Perhaps they existed before, but Holmes, the alias of a man born as Herman Webster Mudgett, was something quite special. After graduation, Mudgett changed his name and began his criminal career in insurance fraud. He was a clever man, and quite without shame or conscience. He conned his way into managing a pharmacy in the growing city that was just recovering from the disastrous fire of 1871. He murdered the widow who owned the place, and then went on to kill at least 27 more people, mostly young women, though he happily killed men and children too when it suited him.
 
He may have killed many more; the Doctor’s World’s Fair Hotel took in many guests who apparently did not check out. The forensic science of the time was not able to sort out all the various bits of people in the basement.
 
It is queasy stuff even now, even with all the other madmen we have suffered since.
 
The Great Exposition teetered on failure as bank panics and failures swept the nation, and the international order was changing, Germany challenging the old order, the great railway guns of Krupp were a grim sensation at the fair.
 
Riding on the train through New York, it was positively eerie to note the similarities of our times.

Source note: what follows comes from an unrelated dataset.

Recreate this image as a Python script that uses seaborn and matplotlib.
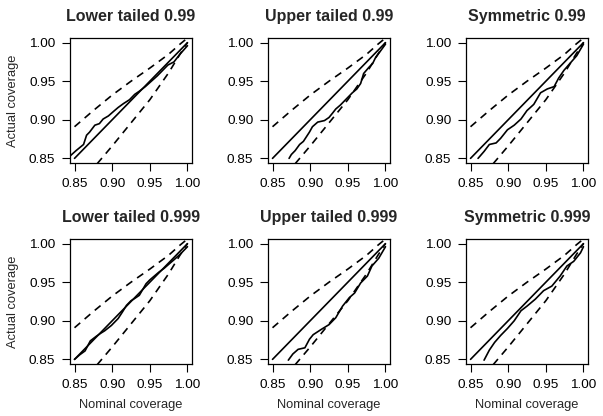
import numpy as np
import pandas as pd
import matplotlib
matplotlib.use("Agg")
import matplotlib.pyplot as plt
import seaborn as sns

# ---- data ----
titles = ["Lower tailed 0.99", "Upper tailed 0.99", "Symmetric 0.99",
          "Lower tailed 0.999", "Upper tailed 0.999", "Symmetric 0.999"]

ticks = [0.85, 0.90, 0.95, 1.00]
tick_labels = ["0.85", "0.90", "0.95", "1.00"]

diag_x = [0.85, 1.00]
diag_y = [0.85, 1.00]

band_up_x = [0.85, 0.875, 0.90, 0.925, 0.95, 0.975, 0.99, 1.00]
band_up_y = [0.891, 0.912, 0.932, 0.950, 0.967, 0.985, 0.998, 1.006]
band_lo_x = [0.88, 0.90, 0.925, 0.95, 0.975, 0.99, 1.00]
band_lo_y = [0.843, 0.866, 0.896, 0.926, 0.961, 0.985, 1.000]

c1_x = [0.844, 0.852, 0.862, 0.866, 0.870, 0.877, 0.883, 0.888, 0.895, 0.902, 0.908,
        0.915, 0.923, 0.930, 0.936, 0.944, 0.952, 0.960, 0.967, 0.974, 0.982, 0.990, 1.000]
c1_y = [0.853, 0.860, 0.868, 0.880, 0.884, 0.893, 0.895, 0.901, 0.905, 0.911, 0.916,
        0.921, 0.926, 0.933, 0.937, 0.943, 0.950, 0.957, 0.964, 0.971, 0.975, 0.985, 0.996]

c2_x = [0.872, 0.875, 0.880, 0.886, 0.891, 0.895, 0.899, 0.903, 0.910, 0.919, 0.925,
        0.930, 0.934, 0.940, 0.945, 0.950, 0.956, 0.962, 0.967, 0.971, 0.978, 0.983,
        0.987, 0.994, 1.000]
c2_y = [0.850, 0.855, 0.860, 0.868, 0.872, 0.878, 0.884, 0.891, 0.897, 0.899, 0.903,
        0.909, 0.914, 0.919, 0.924, 0.929, 0.935, 0.940, 0.947, 0.960, 0.968, 0.973,
        0.981, 0.990, 0.998]

c3_x = [0.860, 0.868, 0.875, 0.884, 0.890, 0.899, 0.908, 0.917, 0.925, 0.934, 0.943,
        0.952, 0.961, 0.967, 0.974, 0.982, 0.991, 1.000]
c3_y = [0.850, 0.859, 0.868, 0.870, 0.876, 0.887, 0.893, 0.901, 0.912, 0.920, 0.935,
        0.940, 0.943, 0.954, 0.964, 0.973, 0.983, 0.998]

c4_x = [0.850, 0.857, 0.864, 0.871, 0.879, 0.885, 0.890, 0.899, 0.908, 0.914, 0.919,
        0.925, 0.930, 0.936, 0.945, 0.950, 0.956, 0.962, 0.969, 0.976, 0.982, 0.990, 1.000]
c4_y = [0.850, 0.856, 0.861, 0.874, 0.880, 0.884, 0.887, 0.894, 0.903, 0.912, 0.920,
        0.926, 0.929, 0.933, 0.948, 0.953, 0.958, 0.963, 0.968, 0.974, 0.979, 0.986, 0.996]

c5_x = [0.871, 0.877, 0.884, 0.893, 0.899, 0.904, 0.915, 0.925, 0.934, 0.943, 0.952,
        0.959, 0.967, 0.976, 0.982, 0.991, 1.000]
c5_y = [0.849, 0.857, 0.863, 0.865, 0.876, 0.882, 0.889, 0.895, 0.904, 0.919, 0.930,
        0.936, 0.949, 0.958, 0.971, 0.981, 0.996]

c6_x = [0.868, 0.875, 0.882, 0.890, 0.899, 0.908, 0.917, 0.925, 0.936, 0.947, 0.958,
        0.969, 0.978, 0.987, 0.996, 1.000]
c6_y = [0.849, 0.862, 0.872, 0.881, 0.890, 0.900, 0.913, 0.919, 0.928, 0.939, 0.945,
        0.958, 0.971, 0.977, 0.988, 0.996]

curves_x = [c1_x, c2_x, c3_x, c4_x, c5_x, c6_x]
curves_y = [c1_y, c2_y, c3_y, c4_y, c5_y, c6_y]

# ---- styling ----
sns.set_theme(style="ticks")
plt.rcParams['font.family'] = ['Liberation Sans', 'DejaVu Sans']
plt.rcParams['axes.linewidth'] = 0.8

W, H = 603, 416
fig = plt.figure(figsize=(W / 100, H / 100), dpi=100)

col_left = [70, 268, 466]
row_top = [38, 239]
pw, ph = 122, 125

lw_main = 1.2
dash = (0, (4.5, 3.5))
for i in range(6):
    r, c = divmod(i, 3)
    left = col_left[c] / W
    bottom = 1 - (row_top[r] + ph) / H
    ax = fig.add_axes([left, bottom, pw / W, ph / H])

    df = pd.DataFrame({"x": curves_x[i], "y": curves_y[i]})
    sns.lineplot(data=df, x="x", y="y", ax=ax, color="black", lw=lw_main,
                 sort=False, estimator=None)
    sns.lineplot(x=diag_x, y=diag_y, ax=ax, color="black", lw=lw_main)
    sns.lineplot(x=band_up_x, y=band_up_y, ax=ax, color="black", lw=lw_main,
                 linestyle=dash)
    sns.lineplot(x=band_lo_x, y=band_lo_y, ax=ax, color="black", lw=lw_main,
                 linestyle=dash)

    ax.set_xlim(0.844, 1.006)
    ax.set_ylim(0.844, 1.006)
    ax.set_xticks(ticks)
    ax.set_xticklabels(tick_labels)
    ax.set_yticks(ticks)
    ax.set_yticklabels(tick_labels)
    ax.tick_params(direction="out", length=5.5, width=0.8, pad=5,
                   labelsize=9.7, colors="black")
    for s in ax.spines.values():
        s.set_visible(True)
        s.set_color("black")
        s.set_linewidth(0.9)
    ax.set_title(titles[i], fontsize=11.5, fontweight="bold", pad=12)
    if c == 0:
        ax.set_ylabel("Actual coverage", fontsize=9.3)
        ax.yaxis.set_label_coords(-0.42, 0.5)
    else:
        ax.set_ylabel("")
    if r == 1:
        ax.set_xlabel("Nominal coverage", fontsize=9.3)
        ax.xaxis.set_label_coords(0.5, -0.28)
    else:
        ax.set_xlabel("")
    ax.grid(False)

fig.savefig("out.png", dpi=100, facecolor="white")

Of course, we know that they eventually caught the Doctor, and it was a sensation at the time. And we all have to learn about what happened to the world that was, and how we lurched through two globe-wrenching conflicts and tens or millions of dead to get where we are now. I wonder what they will think, a hundred years downstream from now?
 
I still feel a little bad for Architect Daniel Burnham. The triumph of his energy and will should have been a book all his own, but in this one he is conspicuously upstaged by the monster Doctor Holmes.
 
Back then, the last day of the Fair on was 30th of October. It was supposed to be a day of honor for his contribution to the Nation and to his legacy of making Chicago one of the world’s great cities.
 
Instead, a deranged lone gunman shot and killed the Mayor, and the celebration of the Burnham was scratched to hold a city-wide funeral.
 
In the ensuring depression, the buildings of the magnificent White City where torched. It was a sort of quotation, I suppose, a physical manifestation of what had happened after Mrs. O’Leary’s cow kicked over the lantern and the city went up in smoke.
 
I am always leery of quotations, and metaphors, for that matter, particularly in an election season. But we are going to have to live through them, just as we always do, wondering what is waiting on the other side of the White City we have constructed of dreams.